Belanghebbende heeft op 6 december 2005 een aanvraag ingediend voor een bindende tariefinlichting (hierna: bti) voor het product "Petrikov Creamy Green" (hierna: Petrikov) dat blijkens het aanvraagformulier een gearomatiseerde drank is op basis van gefermenteerde alcohol, versterkt met gedistilleerde alcohol tot 12,5% vol. De drank is een ondoorzichtige, groen gekleurde drank met een alcoholgehalte van 13,4% vol. (waarvan meer dan de helft van vergisting afkomstig). De Inspecteur heeft een bti afgegeven, maar heeft, anders dan belanghebbende voorstond, Petrikov in deze bti ingedeeld onder post 2208 70 10 van de GN ('likeuren in verpakkingen inhoudende niet meer dan 2 liter').
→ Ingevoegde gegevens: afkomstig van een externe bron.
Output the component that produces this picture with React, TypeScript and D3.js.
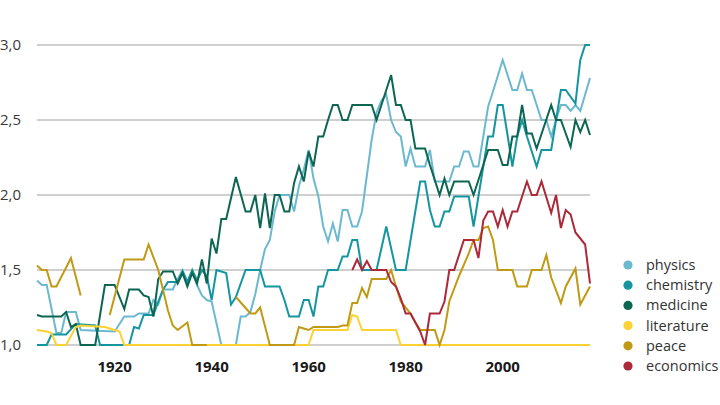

Belanghebbendes eerste vijf cassatiemiddelen richten zich met diverse argumenten tegen de indeling van Petrikov in post 2208 70 10 van de GN. Het zesde middel ziet op het door het Hof achterwege laten van een veroordeling van de Inspecteur in de proceskosten.

A-G van Hilten gaat eerst in op hoofdstuk 22 van de GN en specifieker op de posten 2206 en 2208, de algemene indelingsregels en het arrest van het Hof van Justitie van de EU (hierna: HvJ) van 7 mei 2009, Siebrand , C-150/08, BNB 2009/160 (hierna: Siebrand) waarin het HvJ bij de beantwoording van de prejudiciële vragen als uitgangspunt nam dat de in te delen dranken de smaak, de geur en/of het uiterlijk van een uit een bepaald natuurproduct vervaardigde drank, dat wil zeggen, een gegiste drank hadden verloren. Uit de overwegingen van dit arrest leidt A-G van Hilten af dat bij de bepaling van het karakter van een (mix)drank aspecten een rol spelen als de verhouding waarin de gedistilleerde alcohol staat tot de gegiste alcohol, maar met name ook de smaak, de geur en het uiterlijk van het in te delen product. Samenvattend omvat post 2206 van de GN dranken(1) met gegiste alcohol ook indien daaraan (onder meer) gedistilleerde alcohol is toegevoegd, mits door deze toevoeging(en) het - aan de hand van met name organoleptische eigenschappen te bepalen - karakter van de drank als gegiste drank niet is veranderd.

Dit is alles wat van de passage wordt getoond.